Exercise prompt: Retype the whole listing verbatim and keep the pictures out of it.

** Start Material **

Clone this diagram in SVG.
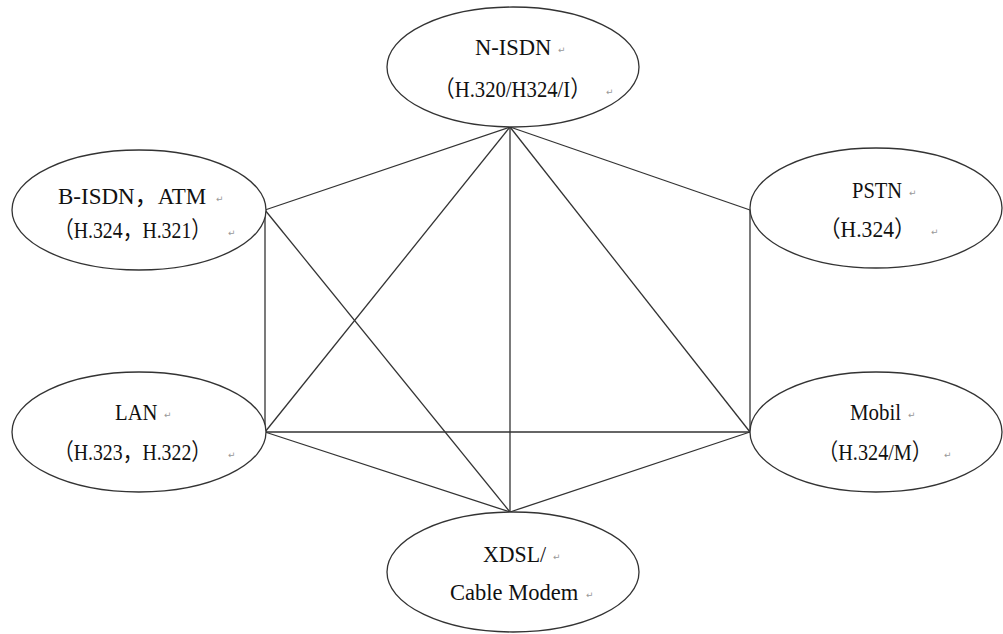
<svg xmlns="http://www.w3.org/2000/svg" width="1003" height="634" viewBox="0 0 1003 634">
  <style>
    .edge { stroke: #333; stroke-width: 1.3; fill: none; }
    .node { stroke: #333; stroke-width: 1.3; fill: #fff; }
    .lbl { font-family: "Liberation Serif", "Noto Sans CJK SC", serif; font-size: 23px; fill: #111; }
    .mk { font-family: "DejaVu Sans", sans-serif; font-size: 9px; fill: #999; }
  </style>
  <rect width="1003" height="634" fill="#fff"/>
  <g id="connectors">
    <line class="edge" x1="510" y1="127" x2="265" y2="210"/>
    <line class="edge" x1="510" y1="127" x2="750" y2="210"/>
    <line class="edge" x1="510" y1="127" x2="265" y2="432"/>
    <line class="edge" x1="510" y1="127" x2="750" y2="432"/>
    <line class="edge" x1="510" y1="127" x2="510" y2="512"/>
    <line class="edge" x1="265" y1="210" x2="265" y2="432"/>
    <line class="edge" x1="265" y1="210" x2="510" y2="512"/>
    <line class="edge" x1="750" y1="210" x2="750" y2="432"/>
    <line class="edge" x1="265" y1="432" x2="750" y2="432"/>
    <line class="edge" x1="265" y1="432" x2="510" y2="512"/>
    <line class="edge" x1="750" y1="432" x2="510" y2="512"/>
  </g>
  <!-- labels are narrowed horizontally with scale() so the serif face keeps its height -->
  <g id="n-isdn">
    <ellipse class="node" cx="513" cy="67" rx="126" ry="60"/>
    <text class="lbl" transform="translate(475,55) scale(0.98,1)">N-ISDN</text>
    <text class="mk" x="558" y="53">↵</text>
    <text class="lbl" transform="translate(434,97) scale(0.9,1)">（H.320/H324/I）</text>
    <text class="mk" x="606" y="95">↵</text>
  </g>
  <g id="b-isdn">
    <ellipse class="node" cx="139" cy="210" rx="127" ry="60"/>
    <text class="lbl" transform="translate(58,204)">B-ISDN，ATM</text>
    <text class="mk" x="216" y="202">↵</text>
    <text class="lbl" transform="translate(54,238) scale(0.86,1)">（H.324，H.321）</text>
    <text class="mk" x="228" y="236">↵</text>
  </g>
  <g id="pstn">
    <ellipse class="node" cx="876" cy="208" rx="126" ry="60"/>
    <text class="lbl" transform="translate(852,198) scale(0.89,1)">PSTN</text>
    <text class="mk" x="909" y="196">↵</text>
    <text class="lbl" transform="translate(819,237) scale(0.94,1)">（H.324）</text>
    <text class="mk" x="931" y="235">↵</text>
  </g>
  <g id="lan">
    <ellipse class="node" cx="139" cy="432" rx="127" ry="60"/>
    <text class="lbl" transform="translate(115,420) scale(0.9,1)">LAN</text>
    <text class="mk" x="164" y="418">↵</text>
    <text class="lbl" transform="translate(54,460) scale(0.86,1)">（H.323，H.322）</text>
    <text class="mk" x="228" y="458">↵</text>
  </g>
  <g id="mobil">
    <ellipse class="node" cx="876" cy="432" rx="126" ry="60"/>
    <text class="lbl" transform="translate(850,420) scale(0.91,1)">Mobil</text>
    <text class="mk" x="908" y="418">↵</text>
    <text class="lbl" transform="translate(818,460) scale(0.88,1)">（H.324/M）</text>
    <text class="mk" x="944" y="458">↵</text>
  </g>
  <g id="xdsl">
    <ellipse class="node" cx="513" cy="572" rx="126" ry="60"/>
    <text class="lbl" transform="translate(483,562) scale(0.95,1)">XDSL/</text>
    <text class="mk" x="553" y="560">↵</text>
    <text class="lbl" transform="translate(450,600) scale(0.98,1)">Cable Modem</text>
    <text class="mk" x="586" y="598">↵</text>
  </g>
</svg>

** End Material **

Exercise output:
Clone this diagram in SVG.
<svg xmlns="http://www.w3.org/2000/svg" width="1003" height="634" viewBox="0 0 1003 634">
  <style>
    .edge { stroke: #333; stroke-width: 1.3; fill: none; }
    .node { stroke: #333; stroke-width: 1.3; fill: #fff; }
    .lbl { font-family: "Liberation Serif", "Noto Sans CJK SC", serif; font-size: 23px; fill: #111; }
    .mk { font-family: "DejaVu Sans", sans-serif; font-size: 9px; fill: #999; }
  </style>
  <rect width="1003" height="634" fill="#fff"/>
  <g id="connectors">
    <line class="edge" x1="510" y1="127" x2="265" y2="210"/>
    <line class="edge" x1="510" y1="127" x2="750" y2="210"/>
    <line class="edge" x1="510" y1="127" x2="265" y2="432"/>
    <line class="edge" x1="510" y1="127" x2="750" y2="432"/>
    <line class="edge" x1="510" y1="127" x2="510" y2="512"/>
    <line class="edge" x1="265" y1="210" x2="265" y2="432"/>
    <line class="edge" x1="265" y1="210" x2="510" y2="512"/>
    <line class="edge" x1="750" y1="210" x2="750" y2="432"/>
    <line class="edge" x1="265" y1="432" x2="750" y2="432"/>
    <line class="edge" x1="265" y1="432" x2="510" y2="512"/>
    <line class="edge" x1="750" y1="432" x2="510" y2="512"/>
  </g>
  <!-- labels are narrowed horizontally with scale() so the serif face keeps its height -->
  <g id="n-isdn">
    <ellipse class="node" cx="513" cy="67" rx="126" ry="60"/>
    <text class="lbl" transform="translate(475,55) scale(0.98,1)">N-ISDN</text>
    <text class="mk" x="558" y="53">↵</text>
    <text class="lbl" transform="translate(434,97) scale(0.9,1)">（H.320/H324/I）</text>
    <text class="mk" x="606" y="95">↵</text>
  </g>
  <g id="b-isdn">
    <ellipse class="node" cx="139" cy="210" rx="127" ry="60"/>
    <text class="lbl" transform="translate(58,204)">B-ISDN，ATM</text>
    <text class="mk" x="216" y="202">↵</text>
    <text class="lbl" transform="translate(54,238) scale(0.86,1)">（H.324，H.321）</text>
    <text class="mk" x="228" y="236">↵</text>
  </g>
  <g id="pstn">
    <ellipse class="node" cx="876" cy="208" rx="126" ry="60"/>
    <text class="lbl" transform="translate(852,198) scale(0.89,1)">PSTN</text>
    <text class="mk" x="909" y="196">↵</text>
    <text class="lbl" transform="translate(819,237) scale(0.94,1)">（H.324）</text>
    <text class="mk" x="931" y="235">↵</text>
  </g>
  <g id="lan">
    <ellipse class="node" cx="139" cy="432" rx="127" ry="60"/>
    <text class="lbl" transform="translate(115,420) scale(0.9,1)">LAN</text>
    <text class="mk" x="164" y="418">↵</text>
    <text class="lbl" transform="translate(54,460) scale(0.86,1)">（H.323，H.322）</text>
    <text class="mk" x="228" y="458">↵</text>
  </g>
  <g id="mobil">
    <ellipse class="node" cx="876" cy="432" rx="126" ry="60"/>
    <text class="lbl" transform="translate(850,420) scale(0.91,1)">Mobil</text>
    <text class="mk" x="908" y="418">↵</text>
    <text class="lbl" transform="translate(818,460) scale(0.88,1)">（H.324/M）</text>
    <text class="mk" x="944" y="458">↵</text>
  </g>
  <g id="xdsl">
    <ellipse class="node" cx="513" cy="572" rx="126" ry="60"/>
    <text class="lbl" transform="translate(483,562) scale(0.95,1)">XDSL/</text>
    <text class="mk" x="553" y="560">↵</text>
    <text class="lbl" transform="translate(450,600) scale(0.98,1)">Cable Modem</text>
    <text class="mk" x="586" y="598">↵</text>
  </g>
</svg>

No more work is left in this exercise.